I have never listened to an album where only two words (Fall In) can get me as pumped as any rock ballad, heavy metal song or even “Mercy.” The bitter emotion that Baldi puts into his voice as he shrieks out those words over and over is so raw and pure that I can find nothing else from this year to compare it to. And then I multiplied that feeling of hearing “Fall In” when I saw them live by about 1000 and Attack On Memory became my second favorite album of the year. This album represents one of, if not the best moment of my life: the Pitchfork music festival I attended this summer in Chicago. It was a time of pure music and pure energy where I was surrounded by people that care about music as much, if not more than me and actually listen to the same kind of things that I do. It was such an eye opening experience to be surrounded by people who actually knew who Danny Brown was, let alone Cloud Nothings.
I can still picture that rain soaked mosh pit and all the people that I was with better than whatever mindless activity I did yesterday. I can still see the cloudy sky, feel the rain dripping down my back and mingling with the sweat that was condensing under my already sodden shirt. Music is about having and making connections and my favorite albums always have a major time in my life associated with them. Pitchfork and Attack On Memory are so closely intertwined, all I can do when I scream the lyrics “I NEED TIME TO STAY USELESS” to myself, is picture that crowd in Union Park in July and the pure joy that was reflected on everyone’s face.

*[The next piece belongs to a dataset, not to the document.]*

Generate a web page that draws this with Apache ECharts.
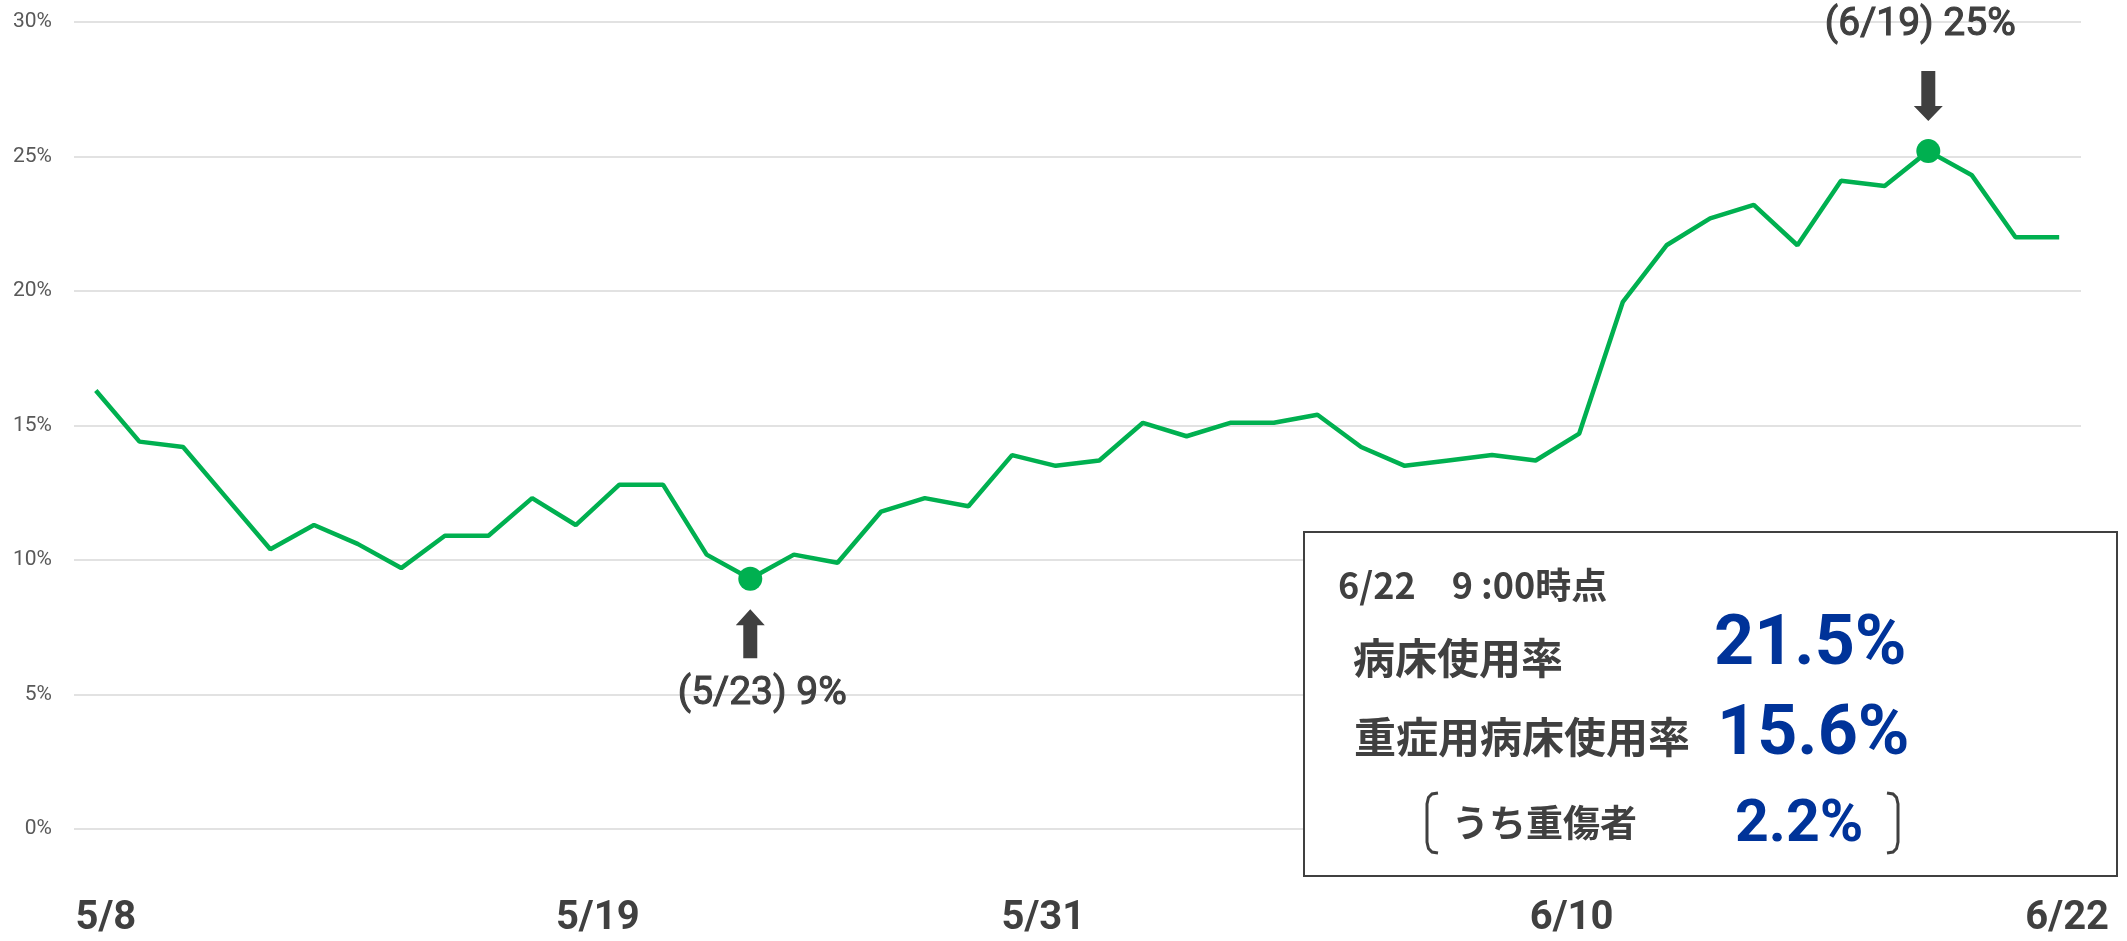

Musically, this album is short and sweet. Eight tracks with a run time of under 35 minutes, it’s a testament to Cloud Nothing’s skill as song writers to create such a master piece in such little time. There are beautiful mixtures of punk and rock that make this album one of the most perfect to mosh to but also sing along to. The lyrics are simple enough to learn, even on the spot and the choruses are pure energy and the way Baldi articulates them is almost like a challenge to the listener to see if they can be as obnoxious and coarse with their voice as he can. The melodies and guitar riffs all fit perfectly with the stunning vocals and even when there is a long stretch with out any singing, the build-ups and rhythms that the band employs are so interesting that there is no need for lyrics.
This year was a year of live music for me and it all began with seeing Cloud Nothings at Pitchfork. I realized how intensely music has become a part of my life this year and I thank this album and this band for unleashing my love onto the world of music. The minute that the crowd in Union park began screaming “I THOUGHT I WOULD BE MORE THAN THIS” along with Baldi for the band’s last song of the setlist, I knew. I knew that I had made a transformation from someone who likes music, to someone who needs music to survive. As the what sometimes feels like an endless buildup of “Wasted Days” began to climax and the crowd was whipped into even more of a frenzy, I remember thinking there is no where in the world I would rather be than right here, drenched in sweat and rain, bruised from the monsters that were moshing with me and hardly able to see from the steam and rain that covered my glasses with a thin layer of moisture. My fingers were beginning to turn into prunes, but as the song built and built I became more and more agitated, ready to unleash my pent up energy one last time before the band had to leave. Never have I experienced such a construction of a song live, and as I moved my body faster and faster, the impending lyrics hit me like a ton of bricks and I joined in the singing one more time, leaving my soul out there on that field. Attack On Memory will always be more to me than just an album. It will be my symbol of my true love of music.